President-elect Donald Trump took aim at General Motors on Tuesday after officially nominating a protectionist as his pick for America's top trade negotiator.

Trump tapped Robert Lighthizer, who worked on protectionist policies in the Reagan administration, to be his Trade Representative. He will be tasked with renegotiating the North American Free Trade Agreement between the US, Canada, and Mexico, among other agreements.

Under President Ronald Reagan, Lighthizer helped broker nearly 24 bilateral international agreements covering products and commodities like steel and grain. "These agreements were uniformly tough and frequently resulted in significant reductions in the shipment of unfairly traded imports into the United States," Trump's transition team said in a statement announcing the pick on 3 January.

"Ambassador Lighthizer is going to do an outstanding job representing the United States as we fight for good trade deals that put the American worker first," Trump said in a statement, adding that he will turn around "failed trade policies which have robbed so many Americans of prosperity."

Soon after the announcement went out Trump fired off a series of online messages criticising General Motors for building some of its vehicles in Mexico. "General Motors is sending Mexican made model of Chevy Cruze to US car dealers-tax free across border," he said, threatening the car maker to either build their vehicles in the US "or pay big border tax!"

But General Motors disputes that claim, noting that only a "small number" of Cruz hatchbacks sold in the US are made in Mexico.
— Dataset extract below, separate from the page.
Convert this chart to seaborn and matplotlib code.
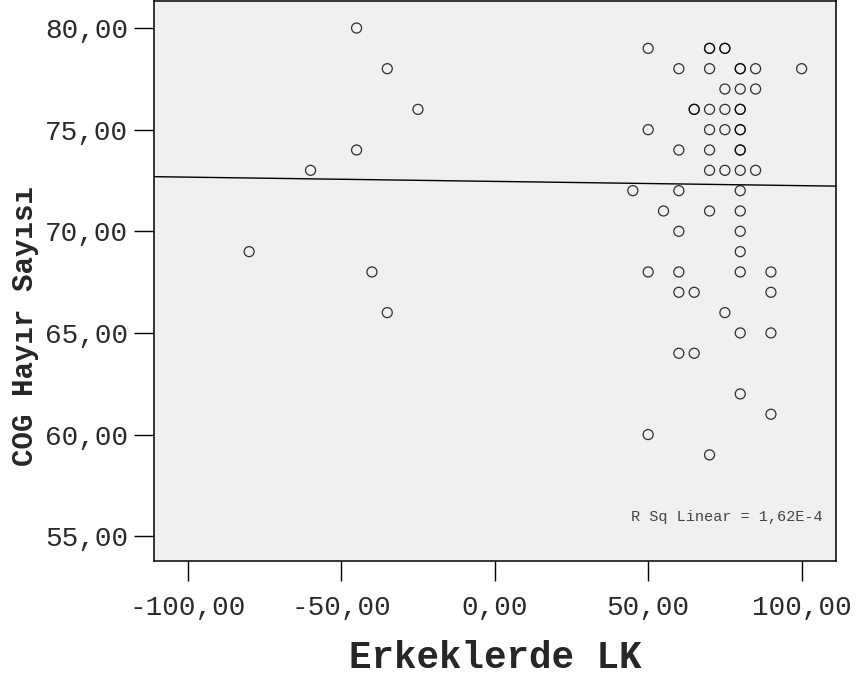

Mostly "General Motors manufactures the Chevrolet Cruze sedan in Lordstown, Ohio," the American car manufacturer said in a statement. "GM builds the Chevrolet Cruze hatchback for global markets in Mexico, with a small number sold in the US," it said.

The day before trump accused China of "taking out massive amounts of money and wealth" in one-sided trade deals.

Lighthizer is intended to work with Secretary of Commerce-designate Wilbur Ross and the new White House National Trade Council. The Trump transition team said they will be tasked with developing and negotiating trade "policies that shrink our trade deficit, expand economic growth, strengthen our manufacturing base and help stop the exodus of jobs from our shores."